━━━━━ Stored data ━━━━━

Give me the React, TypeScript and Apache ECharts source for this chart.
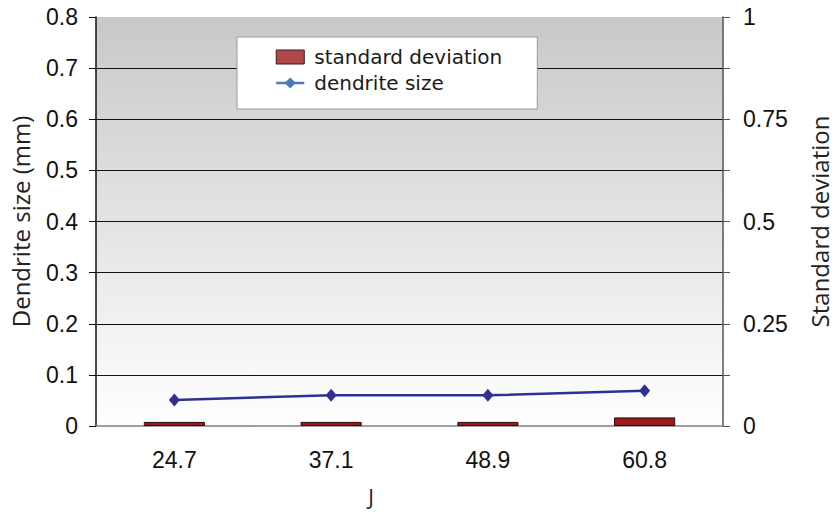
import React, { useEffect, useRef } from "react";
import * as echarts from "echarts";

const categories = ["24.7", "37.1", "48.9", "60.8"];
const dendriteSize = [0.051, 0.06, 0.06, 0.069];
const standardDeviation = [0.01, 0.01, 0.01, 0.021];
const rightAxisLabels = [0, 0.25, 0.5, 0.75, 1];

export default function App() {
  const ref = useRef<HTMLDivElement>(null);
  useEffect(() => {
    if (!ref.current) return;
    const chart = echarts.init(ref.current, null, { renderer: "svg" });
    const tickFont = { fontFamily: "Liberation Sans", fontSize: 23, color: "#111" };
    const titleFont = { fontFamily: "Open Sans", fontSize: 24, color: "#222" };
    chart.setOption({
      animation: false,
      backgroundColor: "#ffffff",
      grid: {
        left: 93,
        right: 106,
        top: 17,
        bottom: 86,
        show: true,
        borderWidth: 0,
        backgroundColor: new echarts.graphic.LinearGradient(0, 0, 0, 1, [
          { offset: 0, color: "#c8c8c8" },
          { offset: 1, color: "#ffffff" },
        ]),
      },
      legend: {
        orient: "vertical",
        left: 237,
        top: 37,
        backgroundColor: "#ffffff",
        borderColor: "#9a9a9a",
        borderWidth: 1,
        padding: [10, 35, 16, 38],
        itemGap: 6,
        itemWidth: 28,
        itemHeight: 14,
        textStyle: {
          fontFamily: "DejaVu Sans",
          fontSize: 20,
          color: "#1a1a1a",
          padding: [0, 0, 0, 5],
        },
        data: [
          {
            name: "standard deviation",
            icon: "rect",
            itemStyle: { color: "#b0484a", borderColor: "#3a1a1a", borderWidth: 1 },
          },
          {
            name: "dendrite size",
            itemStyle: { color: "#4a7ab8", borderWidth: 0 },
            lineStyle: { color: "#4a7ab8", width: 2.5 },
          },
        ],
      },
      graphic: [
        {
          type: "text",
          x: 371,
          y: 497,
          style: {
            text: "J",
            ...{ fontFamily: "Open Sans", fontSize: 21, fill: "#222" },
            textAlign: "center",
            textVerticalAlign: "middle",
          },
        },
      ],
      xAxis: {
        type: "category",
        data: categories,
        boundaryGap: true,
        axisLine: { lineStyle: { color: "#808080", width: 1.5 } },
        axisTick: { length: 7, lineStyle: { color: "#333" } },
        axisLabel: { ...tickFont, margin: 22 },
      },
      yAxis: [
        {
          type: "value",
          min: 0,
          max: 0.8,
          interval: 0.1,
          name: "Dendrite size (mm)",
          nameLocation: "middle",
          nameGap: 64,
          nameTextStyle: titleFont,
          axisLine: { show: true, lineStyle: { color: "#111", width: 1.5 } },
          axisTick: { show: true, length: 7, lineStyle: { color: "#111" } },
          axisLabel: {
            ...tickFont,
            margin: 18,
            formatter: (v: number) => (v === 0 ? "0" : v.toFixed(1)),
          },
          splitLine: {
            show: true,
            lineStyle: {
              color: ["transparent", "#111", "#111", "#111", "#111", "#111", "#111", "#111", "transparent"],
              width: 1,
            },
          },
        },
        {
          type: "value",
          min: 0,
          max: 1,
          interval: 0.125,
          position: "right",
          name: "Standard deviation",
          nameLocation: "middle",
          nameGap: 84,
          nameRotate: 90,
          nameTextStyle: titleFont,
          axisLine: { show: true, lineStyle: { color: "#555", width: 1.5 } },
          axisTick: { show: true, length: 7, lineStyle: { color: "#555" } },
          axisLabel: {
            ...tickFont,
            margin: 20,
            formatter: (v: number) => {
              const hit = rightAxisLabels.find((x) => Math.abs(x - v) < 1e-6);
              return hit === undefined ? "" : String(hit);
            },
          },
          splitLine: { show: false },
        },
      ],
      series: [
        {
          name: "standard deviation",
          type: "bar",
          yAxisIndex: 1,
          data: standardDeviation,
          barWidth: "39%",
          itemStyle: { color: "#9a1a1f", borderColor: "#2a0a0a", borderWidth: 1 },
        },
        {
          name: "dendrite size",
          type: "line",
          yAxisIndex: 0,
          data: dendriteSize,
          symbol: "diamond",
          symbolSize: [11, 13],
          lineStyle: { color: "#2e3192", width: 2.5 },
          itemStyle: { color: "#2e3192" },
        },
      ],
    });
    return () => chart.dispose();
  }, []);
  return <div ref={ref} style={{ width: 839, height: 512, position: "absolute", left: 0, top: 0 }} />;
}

━━━━━

Transcribe the listing above verbatim. Omit the pictures.

• The answer
Give me the React, TypeScript and Apache ECharts source for this chart.
import React, { useEffect, useRef } from "react";
import * as echarts from "echarts";

const categories = ["24.7", "37.1", "48.9", "60.8"];
const dendriteSize = [0.051, 0.06, 0.06, 0.069];
const standardDeviation = [0.01, 0.01, 0.01, 0.021];
const rightAxisLabels = [0, 0.25, 0.5, 0.75, 1];

export default function App() {
  const ref = useRef<HTMLDivElement>(null);
  useEffect(() => {
    if (!ref.current) return;
    const chart = echarts.init(ref.current, null, { renderer: "svg" });
    const tickFont = { fontFamily: "Liberation Sans", fontSize: 23, color: "#111" };
    const titleFont = { fontFamily: "Open Sans", fontSize: 24, color: "#222" };
    chart.setOption({
      animation: false,
      backgroundColor: "#ffffff",
      grid: {
        left: 93,
        right: 106,
        top: 17,
        bottom: 86,
        show: true,
        borderWidth: 0,
        backgroundColor: new echarts.graphic.LinearGradient(0, 0, 0, 1, [
          { offset: 0, color: "#c8c8c8" },
          { offset: 1, color: "#ffffff" },
        ]),
      },
      legend: {
        orient: "vertical",
        left: 237,
        top: 37,
        backgroundColor: "#ffffff",
        borderColor: "#9a9a9a",
        borderWidth: 1,
        padding: [10, 35, 16, 38],
        itemGap: 6,
        itemWidth: 28,
        itemHeight: 14,
        textStyle: {
          fontFamily: "DejaVu Sans",
          fontSize: 20,
          color: "#1a1a1a",
          padding: [0, 0, 0, 5],
        },
        data: [
          {
            name: "standard deviation",
            icon: "rect",
            itemStyle: { color: "#b0484a", borderColor: "#3a1a1a", borderWidth: 1 },
          },
          {
            name: "dendrite size",
            itemStyle: { color: "#4a7ab8", borderWidth: 0 },
            lineStyle: { color: "#4a7ab8", width: 2.5 },
          },
        ],
      },
      graphic: [
        {
          type: "text",
          x: 371,
          y: 497,
          style: {
            text: "J",
            ...{ fontFamily: "Open Sans", fontSize: 21, fill: "#222" },
            textAlign: "center",
            textVerticalAlign: "middle",
          },
        },
      ],
      xAxis: {
        type: "category",
        data: categories,
        boundaryGap: true,
        axisLine: { lineStyle: { color: "#808080", width: 1.5 } },
        axisTick: { length: 7, lineStyle: { color: "#333" } },
        axisLabel: { ...tickFont, margin: 22 },
      },
      yAxis: [
        {
          type: "value",
          min: 0,
          max: 0.8,
          interval: 0.1,
          name: "Dendrite size (mm)",
          nameLocation: "middle",
          nameGap: 64,
          nameTextStyle: titleFont,
          axisLine: { show: true, lineStyle: { color: "#111", width: 1.5 } },
          axisTick: { show: true, length: 7, lineStyle: { color: "#111" } },
          axisLabel: {
            ...tickFont,
            margin: 18,
            formatter: (v: number) => (v === 0 ? "0" : v.toFixed(1)),
          },
          splitLine: {
            show: true,
            lineStyle: {
              color: ["transparent", "#111", "#111", "#111", "#111", "#111", "#111", "#111", "transparent"],
              width: 1,
            },
          },
        },
        {
          type: "value",
          min: 0,
          max: 1,
          interval: 0.125,
          position: "right",
          name: "Standard deviation",
          nameLocation: "middle",
          nameGap: 84,
          nameRotate: 90,
          nameTextStyle: titleFont,
          axisLine: { show: true, lineStyle: { color: "#555", width: 1.5 } },
          axisTick: { show: true, length: 7, lineStyle: { color: "#555" } },
          axisLabel: {
            ...tickFont,
            margin: 20,
            formatter: (v: number) => {
              const hit = rightAxisLabels.find((x) => Math.abs(x - v) < 1e-6);
              return hit === undefined ? "" : String(hit);
            },
          },
          splitLine: { show: false },
        },
      ],
      series: [
        {
          name: "standard deviation",
          type: "bar",
          yAxisIndex: 1,
          data: standardDeviation,
          barWidth: "39%",
          itemStyle: { color: "#9a1a1f", borderColor: "#2a0a0a", borderWidth: 1 },
        },
        {
          name: "dendrite size",
          type: "line",
          yAxisIndex: 0,
          data: dendriteSize,
          symbol: "diamond",
          symbolSize: [11, 13],
          lineStyle: { color: "#2e3192", width: 2.5 },
          itemStyle: { color: "#2e3192" },
        },
      ],
    });
    return () => chart.dispose();
  }, []);
  return <div ref={ref} style={{ width: 839, height: 512, position: "absolute", left: 0, top: 0 }} />;
}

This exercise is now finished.